■ Exercise ■
Using the data below, determine the number of lines that include the string "Output". Write only that number.

■ Exercise data ■
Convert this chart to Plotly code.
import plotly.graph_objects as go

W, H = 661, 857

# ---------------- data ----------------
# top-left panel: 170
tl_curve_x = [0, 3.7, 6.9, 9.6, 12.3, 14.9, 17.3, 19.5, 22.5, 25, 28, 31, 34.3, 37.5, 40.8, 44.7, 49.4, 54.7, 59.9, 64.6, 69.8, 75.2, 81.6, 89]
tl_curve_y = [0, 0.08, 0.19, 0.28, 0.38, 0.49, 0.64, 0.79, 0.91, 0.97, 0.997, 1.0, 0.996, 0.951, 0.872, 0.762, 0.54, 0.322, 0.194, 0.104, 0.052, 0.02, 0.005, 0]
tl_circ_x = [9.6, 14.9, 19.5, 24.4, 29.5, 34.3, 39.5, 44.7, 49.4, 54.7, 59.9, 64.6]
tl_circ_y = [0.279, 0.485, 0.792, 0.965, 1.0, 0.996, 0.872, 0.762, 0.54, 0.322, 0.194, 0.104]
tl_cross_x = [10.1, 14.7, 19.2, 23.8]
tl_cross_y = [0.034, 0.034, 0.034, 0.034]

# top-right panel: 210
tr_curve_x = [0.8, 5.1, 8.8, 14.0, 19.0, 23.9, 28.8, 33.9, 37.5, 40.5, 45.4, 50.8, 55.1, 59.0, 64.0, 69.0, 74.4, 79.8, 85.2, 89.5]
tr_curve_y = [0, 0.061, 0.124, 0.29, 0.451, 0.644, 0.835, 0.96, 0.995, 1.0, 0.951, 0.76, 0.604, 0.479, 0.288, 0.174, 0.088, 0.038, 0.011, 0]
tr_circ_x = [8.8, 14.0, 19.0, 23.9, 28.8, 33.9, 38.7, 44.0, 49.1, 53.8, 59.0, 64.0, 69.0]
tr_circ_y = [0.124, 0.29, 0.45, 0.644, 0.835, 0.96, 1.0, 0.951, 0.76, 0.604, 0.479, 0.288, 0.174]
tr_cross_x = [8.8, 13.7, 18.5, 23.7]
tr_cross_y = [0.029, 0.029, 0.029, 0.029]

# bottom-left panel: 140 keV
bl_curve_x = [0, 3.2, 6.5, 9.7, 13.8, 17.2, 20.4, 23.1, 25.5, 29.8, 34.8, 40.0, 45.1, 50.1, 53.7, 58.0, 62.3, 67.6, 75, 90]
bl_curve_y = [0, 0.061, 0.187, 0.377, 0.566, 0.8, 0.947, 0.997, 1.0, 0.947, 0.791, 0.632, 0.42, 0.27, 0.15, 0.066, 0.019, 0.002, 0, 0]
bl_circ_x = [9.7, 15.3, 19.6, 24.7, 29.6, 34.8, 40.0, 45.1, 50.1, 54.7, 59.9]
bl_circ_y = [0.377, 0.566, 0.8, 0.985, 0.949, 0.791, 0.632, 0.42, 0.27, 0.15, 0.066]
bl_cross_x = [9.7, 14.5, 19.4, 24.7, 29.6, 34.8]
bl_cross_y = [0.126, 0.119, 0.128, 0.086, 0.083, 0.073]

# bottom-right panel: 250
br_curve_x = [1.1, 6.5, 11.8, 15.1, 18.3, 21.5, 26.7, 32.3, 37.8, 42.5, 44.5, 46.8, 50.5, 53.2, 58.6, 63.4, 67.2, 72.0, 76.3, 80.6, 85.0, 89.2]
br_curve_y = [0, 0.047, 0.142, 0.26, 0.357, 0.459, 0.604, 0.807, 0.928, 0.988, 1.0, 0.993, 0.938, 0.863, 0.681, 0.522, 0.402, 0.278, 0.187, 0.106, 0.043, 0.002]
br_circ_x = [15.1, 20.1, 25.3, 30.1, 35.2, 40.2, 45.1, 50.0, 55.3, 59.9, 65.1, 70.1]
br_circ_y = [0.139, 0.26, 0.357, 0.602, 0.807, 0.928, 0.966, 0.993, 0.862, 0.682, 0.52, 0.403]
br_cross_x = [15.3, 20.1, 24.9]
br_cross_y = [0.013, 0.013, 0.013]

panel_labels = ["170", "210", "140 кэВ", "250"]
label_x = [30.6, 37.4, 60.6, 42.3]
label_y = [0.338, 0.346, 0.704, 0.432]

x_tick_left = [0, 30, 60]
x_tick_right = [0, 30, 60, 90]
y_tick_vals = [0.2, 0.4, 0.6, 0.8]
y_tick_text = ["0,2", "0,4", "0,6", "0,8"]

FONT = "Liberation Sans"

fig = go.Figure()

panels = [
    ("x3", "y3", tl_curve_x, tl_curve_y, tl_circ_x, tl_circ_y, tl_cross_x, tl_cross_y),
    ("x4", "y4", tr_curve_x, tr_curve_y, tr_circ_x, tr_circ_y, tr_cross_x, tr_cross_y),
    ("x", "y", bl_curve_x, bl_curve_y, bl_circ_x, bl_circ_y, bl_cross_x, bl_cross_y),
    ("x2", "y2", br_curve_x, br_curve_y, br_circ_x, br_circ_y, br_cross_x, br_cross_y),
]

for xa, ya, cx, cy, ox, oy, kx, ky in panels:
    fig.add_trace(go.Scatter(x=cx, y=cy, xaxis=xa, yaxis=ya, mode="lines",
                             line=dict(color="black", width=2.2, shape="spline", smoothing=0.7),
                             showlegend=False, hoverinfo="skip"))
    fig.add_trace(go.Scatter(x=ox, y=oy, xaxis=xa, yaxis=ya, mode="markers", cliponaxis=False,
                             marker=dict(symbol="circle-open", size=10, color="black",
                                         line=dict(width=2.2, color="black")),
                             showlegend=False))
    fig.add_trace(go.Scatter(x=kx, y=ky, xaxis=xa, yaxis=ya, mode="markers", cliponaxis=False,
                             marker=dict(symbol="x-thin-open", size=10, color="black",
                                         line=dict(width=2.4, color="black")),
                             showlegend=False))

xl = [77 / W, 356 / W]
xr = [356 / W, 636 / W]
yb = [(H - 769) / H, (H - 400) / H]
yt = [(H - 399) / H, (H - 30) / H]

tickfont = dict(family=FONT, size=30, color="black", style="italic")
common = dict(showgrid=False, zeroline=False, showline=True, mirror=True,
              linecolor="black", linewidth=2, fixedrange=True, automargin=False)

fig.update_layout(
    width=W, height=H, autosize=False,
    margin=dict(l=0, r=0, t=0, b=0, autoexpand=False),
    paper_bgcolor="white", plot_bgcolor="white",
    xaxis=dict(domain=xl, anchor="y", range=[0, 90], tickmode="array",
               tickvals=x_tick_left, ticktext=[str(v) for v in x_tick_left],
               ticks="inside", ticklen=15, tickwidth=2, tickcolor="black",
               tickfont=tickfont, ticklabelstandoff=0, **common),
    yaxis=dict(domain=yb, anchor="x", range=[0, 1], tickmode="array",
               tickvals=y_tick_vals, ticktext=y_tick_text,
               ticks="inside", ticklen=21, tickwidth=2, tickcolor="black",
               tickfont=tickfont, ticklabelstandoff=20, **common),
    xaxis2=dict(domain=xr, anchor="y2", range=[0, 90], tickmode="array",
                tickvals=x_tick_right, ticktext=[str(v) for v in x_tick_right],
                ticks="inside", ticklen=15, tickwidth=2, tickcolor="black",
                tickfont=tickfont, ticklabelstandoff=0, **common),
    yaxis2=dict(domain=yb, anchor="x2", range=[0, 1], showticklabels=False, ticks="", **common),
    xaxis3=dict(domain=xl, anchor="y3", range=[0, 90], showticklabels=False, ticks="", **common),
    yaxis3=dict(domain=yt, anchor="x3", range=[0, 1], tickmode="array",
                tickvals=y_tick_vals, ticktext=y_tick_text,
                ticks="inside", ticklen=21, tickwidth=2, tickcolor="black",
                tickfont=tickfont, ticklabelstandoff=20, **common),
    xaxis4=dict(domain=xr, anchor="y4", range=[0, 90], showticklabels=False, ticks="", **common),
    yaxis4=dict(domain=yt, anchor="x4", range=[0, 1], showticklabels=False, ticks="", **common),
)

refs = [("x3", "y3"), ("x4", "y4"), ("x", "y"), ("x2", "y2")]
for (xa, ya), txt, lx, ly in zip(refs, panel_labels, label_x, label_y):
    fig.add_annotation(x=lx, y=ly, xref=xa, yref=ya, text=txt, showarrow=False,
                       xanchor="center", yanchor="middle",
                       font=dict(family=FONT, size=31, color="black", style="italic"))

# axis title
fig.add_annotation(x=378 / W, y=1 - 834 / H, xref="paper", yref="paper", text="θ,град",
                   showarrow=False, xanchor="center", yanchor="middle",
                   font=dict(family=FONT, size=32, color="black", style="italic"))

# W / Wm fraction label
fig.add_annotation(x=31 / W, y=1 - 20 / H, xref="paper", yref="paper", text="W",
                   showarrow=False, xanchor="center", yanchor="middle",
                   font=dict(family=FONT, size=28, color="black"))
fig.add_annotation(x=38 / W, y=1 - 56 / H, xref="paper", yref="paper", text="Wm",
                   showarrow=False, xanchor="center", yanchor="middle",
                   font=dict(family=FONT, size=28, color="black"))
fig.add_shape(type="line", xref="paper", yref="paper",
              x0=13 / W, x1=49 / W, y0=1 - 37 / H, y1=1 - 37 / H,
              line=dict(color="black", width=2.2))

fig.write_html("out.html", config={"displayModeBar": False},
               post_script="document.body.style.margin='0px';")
--
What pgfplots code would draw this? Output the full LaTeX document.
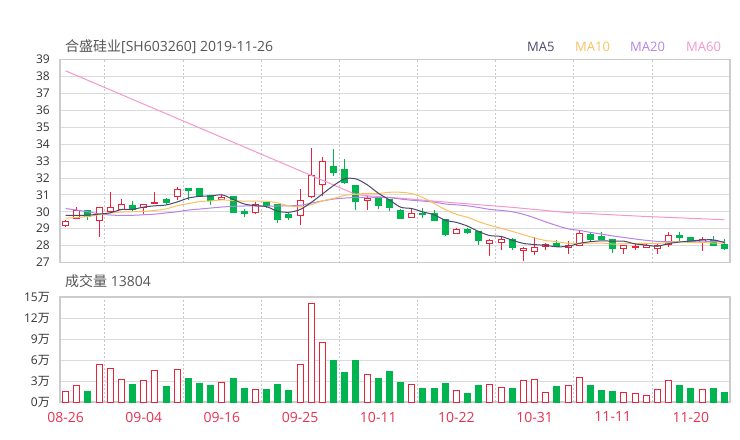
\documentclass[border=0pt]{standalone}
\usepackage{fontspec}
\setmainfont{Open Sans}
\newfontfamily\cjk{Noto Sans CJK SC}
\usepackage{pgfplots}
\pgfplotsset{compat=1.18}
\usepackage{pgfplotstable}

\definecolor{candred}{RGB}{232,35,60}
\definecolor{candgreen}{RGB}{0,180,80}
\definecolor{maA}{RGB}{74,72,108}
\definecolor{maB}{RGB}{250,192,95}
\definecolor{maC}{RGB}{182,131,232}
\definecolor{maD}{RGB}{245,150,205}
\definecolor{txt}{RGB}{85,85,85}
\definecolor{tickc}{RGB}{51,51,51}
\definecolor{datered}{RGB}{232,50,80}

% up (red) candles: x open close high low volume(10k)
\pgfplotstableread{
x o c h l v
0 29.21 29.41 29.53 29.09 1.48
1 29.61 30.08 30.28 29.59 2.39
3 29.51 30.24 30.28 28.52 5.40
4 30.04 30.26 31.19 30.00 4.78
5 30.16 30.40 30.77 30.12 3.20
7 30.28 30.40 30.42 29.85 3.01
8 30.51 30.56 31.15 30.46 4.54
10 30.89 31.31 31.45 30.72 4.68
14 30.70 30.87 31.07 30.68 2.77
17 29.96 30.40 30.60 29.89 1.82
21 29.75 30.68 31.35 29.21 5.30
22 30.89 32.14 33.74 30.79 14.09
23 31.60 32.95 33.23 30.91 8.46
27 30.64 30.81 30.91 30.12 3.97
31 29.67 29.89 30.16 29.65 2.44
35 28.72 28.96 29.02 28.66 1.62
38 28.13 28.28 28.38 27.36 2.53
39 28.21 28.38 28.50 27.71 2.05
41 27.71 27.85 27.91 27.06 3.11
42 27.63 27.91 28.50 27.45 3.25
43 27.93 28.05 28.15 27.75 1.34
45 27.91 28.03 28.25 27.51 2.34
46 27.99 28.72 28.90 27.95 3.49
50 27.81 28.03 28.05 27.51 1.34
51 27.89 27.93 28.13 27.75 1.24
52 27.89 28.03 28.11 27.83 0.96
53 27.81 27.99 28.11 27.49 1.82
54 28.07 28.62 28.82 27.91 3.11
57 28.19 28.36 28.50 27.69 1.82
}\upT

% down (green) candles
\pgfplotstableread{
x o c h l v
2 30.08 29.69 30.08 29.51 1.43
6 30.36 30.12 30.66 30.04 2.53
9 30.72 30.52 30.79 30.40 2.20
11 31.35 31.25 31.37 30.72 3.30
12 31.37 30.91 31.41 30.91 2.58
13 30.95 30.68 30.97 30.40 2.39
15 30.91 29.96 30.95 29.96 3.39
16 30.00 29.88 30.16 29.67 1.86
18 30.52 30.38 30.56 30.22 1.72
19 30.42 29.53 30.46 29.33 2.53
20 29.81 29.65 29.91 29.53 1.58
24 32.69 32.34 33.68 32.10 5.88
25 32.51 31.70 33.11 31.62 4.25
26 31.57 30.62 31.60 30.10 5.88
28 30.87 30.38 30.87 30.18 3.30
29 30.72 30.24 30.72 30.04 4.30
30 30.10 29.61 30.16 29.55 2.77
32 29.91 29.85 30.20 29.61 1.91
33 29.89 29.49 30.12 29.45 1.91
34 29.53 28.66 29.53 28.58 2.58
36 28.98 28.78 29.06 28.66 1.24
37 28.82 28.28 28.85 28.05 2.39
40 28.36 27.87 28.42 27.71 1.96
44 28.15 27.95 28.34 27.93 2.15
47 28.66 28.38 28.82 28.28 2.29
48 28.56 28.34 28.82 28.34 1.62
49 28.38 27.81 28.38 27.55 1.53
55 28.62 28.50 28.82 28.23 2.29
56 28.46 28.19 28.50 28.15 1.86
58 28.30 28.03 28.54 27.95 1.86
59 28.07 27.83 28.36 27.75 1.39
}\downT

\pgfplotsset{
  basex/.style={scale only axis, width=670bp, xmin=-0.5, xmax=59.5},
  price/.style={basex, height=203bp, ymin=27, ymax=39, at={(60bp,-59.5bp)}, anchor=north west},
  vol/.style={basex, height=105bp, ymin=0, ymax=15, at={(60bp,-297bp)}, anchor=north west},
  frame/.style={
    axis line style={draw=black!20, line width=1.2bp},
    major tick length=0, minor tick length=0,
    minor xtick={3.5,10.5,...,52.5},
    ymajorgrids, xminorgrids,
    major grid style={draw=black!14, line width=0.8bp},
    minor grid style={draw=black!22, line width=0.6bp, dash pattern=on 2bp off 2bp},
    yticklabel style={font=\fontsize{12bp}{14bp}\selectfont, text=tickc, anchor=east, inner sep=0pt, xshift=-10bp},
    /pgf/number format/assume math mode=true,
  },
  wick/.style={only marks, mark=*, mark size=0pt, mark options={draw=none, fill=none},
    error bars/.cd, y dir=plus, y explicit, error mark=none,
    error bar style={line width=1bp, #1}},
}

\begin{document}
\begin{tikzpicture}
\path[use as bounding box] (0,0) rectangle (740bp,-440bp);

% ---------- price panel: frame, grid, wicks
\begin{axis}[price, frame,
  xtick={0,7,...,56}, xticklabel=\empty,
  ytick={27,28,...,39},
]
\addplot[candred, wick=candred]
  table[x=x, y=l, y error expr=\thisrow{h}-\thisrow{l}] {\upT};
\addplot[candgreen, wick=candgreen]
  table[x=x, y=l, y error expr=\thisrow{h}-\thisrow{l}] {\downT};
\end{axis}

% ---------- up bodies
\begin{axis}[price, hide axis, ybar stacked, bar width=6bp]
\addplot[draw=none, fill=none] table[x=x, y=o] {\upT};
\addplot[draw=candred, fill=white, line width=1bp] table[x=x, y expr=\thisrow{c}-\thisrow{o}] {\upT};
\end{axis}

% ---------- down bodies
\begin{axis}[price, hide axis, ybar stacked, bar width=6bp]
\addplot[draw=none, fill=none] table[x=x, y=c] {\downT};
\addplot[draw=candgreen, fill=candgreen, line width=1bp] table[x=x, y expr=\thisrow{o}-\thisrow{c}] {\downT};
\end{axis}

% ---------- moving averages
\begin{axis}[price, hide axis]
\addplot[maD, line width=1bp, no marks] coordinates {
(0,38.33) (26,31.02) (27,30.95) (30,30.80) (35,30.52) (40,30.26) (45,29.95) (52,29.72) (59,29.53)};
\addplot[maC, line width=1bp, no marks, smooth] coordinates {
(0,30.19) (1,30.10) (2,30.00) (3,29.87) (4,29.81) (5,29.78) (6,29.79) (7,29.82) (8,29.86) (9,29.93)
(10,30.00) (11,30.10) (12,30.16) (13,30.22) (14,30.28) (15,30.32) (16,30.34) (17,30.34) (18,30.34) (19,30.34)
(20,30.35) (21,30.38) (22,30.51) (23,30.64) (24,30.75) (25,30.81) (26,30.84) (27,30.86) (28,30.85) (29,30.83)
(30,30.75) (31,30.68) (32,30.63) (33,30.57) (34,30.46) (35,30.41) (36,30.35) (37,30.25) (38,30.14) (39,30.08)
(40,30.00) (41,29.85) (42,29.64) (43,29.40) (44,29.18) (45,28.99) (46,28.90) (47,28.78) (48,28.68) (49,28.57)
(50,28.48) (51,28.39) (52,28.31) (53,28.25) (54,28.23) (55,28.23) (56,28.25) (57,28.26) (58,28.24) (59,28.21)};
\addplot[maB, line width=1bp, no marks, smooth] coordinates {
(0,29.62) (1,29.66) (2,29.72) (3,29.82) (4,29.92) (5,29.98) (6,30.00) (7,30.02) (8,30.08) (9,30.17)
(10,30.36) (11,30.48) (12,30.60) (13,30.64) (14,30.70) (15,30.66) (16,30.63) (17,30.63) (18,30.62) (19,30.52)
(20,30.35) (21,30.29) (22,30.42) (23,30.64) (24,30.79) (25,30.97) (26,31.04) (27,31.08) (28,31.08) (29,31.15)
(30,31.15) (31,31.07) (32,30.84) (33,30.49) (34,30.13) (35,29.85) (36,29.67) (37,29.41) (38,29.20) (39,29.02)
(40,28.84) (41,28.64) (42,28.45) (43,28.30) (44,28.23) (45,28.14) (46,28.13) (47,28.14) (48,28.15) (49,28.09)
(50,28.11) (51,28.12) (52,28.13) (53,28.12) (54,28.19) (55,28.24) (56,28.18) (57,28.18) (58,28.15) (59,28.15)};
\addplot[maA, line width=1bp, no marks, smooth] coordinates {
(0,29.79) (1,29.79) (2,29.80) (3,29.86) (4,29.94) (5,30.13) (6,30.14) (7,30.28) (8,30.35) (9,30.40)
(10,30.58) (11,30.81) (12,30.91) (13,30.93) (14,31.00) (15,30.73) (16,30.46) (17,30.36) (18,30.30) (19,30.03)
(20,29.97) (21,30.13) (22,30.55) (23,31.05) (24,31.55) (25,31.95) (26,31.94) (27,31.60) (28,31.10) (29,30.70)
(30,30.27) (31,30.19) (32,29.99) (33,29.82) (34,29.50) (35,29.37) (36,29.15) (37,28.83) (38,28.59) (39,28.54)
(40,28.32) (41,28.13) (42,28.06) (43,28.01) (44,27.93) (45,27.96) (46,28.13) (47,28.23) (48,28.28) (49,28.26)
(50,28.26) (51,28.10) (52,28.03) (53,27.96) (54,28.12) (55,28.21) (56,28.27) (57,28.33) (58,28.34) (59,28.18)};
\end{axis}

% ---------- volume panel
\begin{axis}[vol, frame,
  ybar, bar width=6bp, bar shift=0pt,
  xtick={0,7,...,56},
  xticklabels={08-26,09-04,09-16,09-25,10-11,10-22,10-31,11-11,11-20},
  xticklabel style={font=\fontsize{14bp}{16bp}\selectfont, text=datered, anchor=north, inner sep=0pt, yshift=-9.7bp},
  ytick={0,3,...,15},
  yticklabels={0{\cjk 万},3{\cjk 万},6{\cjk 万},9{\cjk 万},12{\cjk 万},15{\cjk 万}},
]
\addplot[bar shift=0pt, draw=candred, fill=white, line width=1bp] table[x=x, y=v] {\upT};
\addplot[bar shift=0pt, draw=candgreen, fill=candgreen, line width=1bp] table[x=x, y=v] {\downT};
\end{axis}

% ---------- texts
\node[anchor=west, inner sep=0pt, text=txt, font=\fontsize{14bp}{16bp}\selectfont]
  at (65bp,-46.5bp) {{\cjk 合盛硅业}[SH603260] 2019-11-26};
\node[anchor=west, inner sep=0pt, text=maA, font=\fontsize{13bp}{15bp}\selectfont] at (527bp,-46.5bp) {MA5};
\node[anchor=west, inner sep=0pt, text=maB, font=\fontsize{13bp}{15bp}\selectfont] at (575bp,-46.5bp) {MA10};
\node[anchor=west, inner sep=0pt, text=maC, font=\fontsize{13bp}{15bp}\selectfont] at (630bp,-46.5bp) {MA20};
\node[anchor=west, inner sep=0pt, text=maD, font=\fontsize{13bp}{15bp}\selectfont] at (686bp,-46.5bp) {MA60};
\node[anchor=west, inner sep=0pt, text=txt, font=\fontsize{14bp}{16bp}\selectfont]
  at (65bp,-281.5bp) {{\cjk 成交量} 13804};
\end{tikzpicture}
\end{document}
* * *
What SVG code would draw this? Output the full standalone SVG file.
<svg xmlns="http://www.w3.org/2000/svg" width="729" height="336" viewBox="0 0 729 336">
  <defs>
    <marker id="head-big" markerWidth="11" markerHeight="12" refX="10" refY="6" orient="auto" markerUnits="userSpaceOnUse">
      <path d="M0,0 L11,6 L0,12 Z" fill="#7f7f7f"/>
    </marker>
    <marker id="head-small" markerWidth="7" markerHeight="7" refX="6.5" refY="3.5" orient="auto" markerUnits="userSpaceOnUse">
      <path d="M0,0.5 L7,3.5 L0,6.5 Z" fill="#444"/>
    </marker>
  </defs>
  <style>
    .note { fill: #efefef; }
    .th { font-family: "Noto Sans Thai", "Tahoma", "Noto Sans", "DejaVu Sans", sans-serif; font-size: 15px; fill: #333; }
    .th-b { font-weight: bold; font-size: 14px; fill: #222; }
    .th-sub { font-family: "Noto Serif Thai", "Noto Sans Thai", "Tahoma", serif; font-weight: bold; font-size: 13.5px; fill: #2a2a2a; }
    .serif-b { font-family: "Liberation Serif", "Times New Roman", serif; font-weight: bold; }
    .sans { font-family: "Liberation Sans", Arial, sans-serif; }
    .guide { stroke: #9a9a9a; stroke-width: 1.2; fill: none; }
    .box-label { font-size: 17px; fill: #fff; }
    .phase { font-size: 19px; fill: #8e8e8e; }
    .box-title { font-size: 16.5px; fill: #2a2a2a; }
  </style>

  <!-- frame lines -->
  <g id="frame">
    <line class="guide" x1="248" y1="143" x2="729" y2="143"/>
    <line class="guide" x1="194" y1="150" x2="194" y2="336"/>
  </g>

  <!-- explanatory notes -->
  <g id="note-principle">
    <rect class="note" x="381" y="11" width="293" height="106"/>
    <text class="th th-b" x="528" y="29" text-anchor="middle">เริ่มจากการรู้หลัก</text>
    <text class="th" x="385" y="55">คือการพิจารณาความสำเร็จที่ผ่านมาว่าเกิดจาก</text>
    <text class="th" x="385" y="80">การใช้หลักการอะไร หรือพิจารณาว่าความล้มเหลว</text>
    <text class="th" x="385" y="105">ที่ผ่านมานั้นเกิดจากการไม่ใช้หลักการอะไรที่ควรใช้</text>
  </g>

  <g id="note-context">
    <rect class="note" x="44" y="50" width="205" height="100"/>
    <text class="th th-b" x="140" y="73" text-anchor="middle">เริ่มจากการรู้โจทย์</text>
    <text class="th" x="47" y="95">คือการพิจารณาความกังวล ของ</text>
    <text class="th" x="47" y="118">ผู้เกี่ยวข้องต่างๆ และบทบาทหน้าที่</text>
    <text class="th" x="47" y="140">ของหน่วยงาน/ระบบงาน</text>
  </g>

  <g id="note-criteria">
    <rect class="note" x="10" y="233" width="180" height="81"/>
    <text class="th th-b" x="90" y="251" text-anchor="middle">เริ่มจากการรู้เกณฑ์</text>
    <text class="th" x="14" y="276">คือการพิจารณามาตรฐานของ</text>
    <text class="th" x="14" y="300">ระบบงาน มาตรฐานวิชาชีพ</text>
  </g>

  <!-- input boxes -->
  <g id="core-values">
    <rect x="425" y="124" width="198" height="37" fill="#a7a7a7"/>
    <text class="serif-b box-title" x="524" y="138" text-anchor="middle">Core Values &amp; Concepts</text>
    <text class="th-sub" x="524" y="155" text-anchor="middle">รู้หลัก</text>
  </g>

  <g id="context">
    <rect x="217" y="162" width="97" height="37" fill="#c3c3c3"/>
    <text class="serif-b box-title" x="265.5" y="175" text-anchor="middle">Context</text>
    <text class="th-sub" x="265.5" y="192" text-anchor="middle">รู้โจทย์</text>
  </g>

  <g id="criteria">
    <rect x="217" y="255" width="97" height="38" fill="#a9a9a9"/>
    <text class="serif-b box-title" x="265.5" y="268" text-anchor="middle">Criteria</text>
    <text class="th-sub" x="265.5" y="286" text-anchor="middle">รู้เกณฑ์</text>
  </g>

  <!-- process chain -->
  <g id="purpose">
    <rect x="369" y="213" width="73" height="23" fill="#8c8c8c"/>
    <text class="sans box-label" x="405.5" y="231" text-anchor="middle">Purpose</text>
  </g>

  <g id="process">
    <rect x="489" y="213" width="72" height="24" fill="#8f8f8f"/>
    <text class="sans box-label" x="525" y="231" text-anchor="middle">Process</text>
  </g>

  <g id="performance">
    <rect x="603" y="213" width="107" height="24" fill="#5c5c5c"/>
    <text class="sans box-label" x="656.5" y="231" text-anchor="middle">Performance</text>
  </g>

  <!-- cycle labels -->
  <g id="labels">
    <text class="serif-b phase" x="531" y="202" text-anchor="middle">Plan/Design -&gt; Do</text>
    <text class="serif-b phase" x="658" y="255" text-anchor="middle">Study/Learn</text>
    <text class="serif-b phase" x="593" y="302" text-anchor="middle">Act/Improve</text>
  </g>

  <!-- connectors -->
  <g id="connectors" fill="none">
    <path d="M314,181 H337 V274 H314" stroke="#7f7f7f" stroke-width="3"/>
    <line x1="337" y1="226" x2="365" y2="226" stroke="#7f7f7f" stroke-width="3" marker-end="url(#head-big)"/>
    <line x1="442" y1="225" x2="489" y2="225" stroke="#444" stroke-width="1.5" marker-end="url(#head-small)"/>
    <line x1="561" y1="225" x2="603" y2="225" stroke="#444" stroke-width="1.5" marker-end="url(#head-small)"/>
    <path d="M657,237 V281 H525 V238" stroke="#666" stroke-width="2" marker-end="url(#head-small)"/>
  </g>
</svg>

■ Result of the exercise ■
2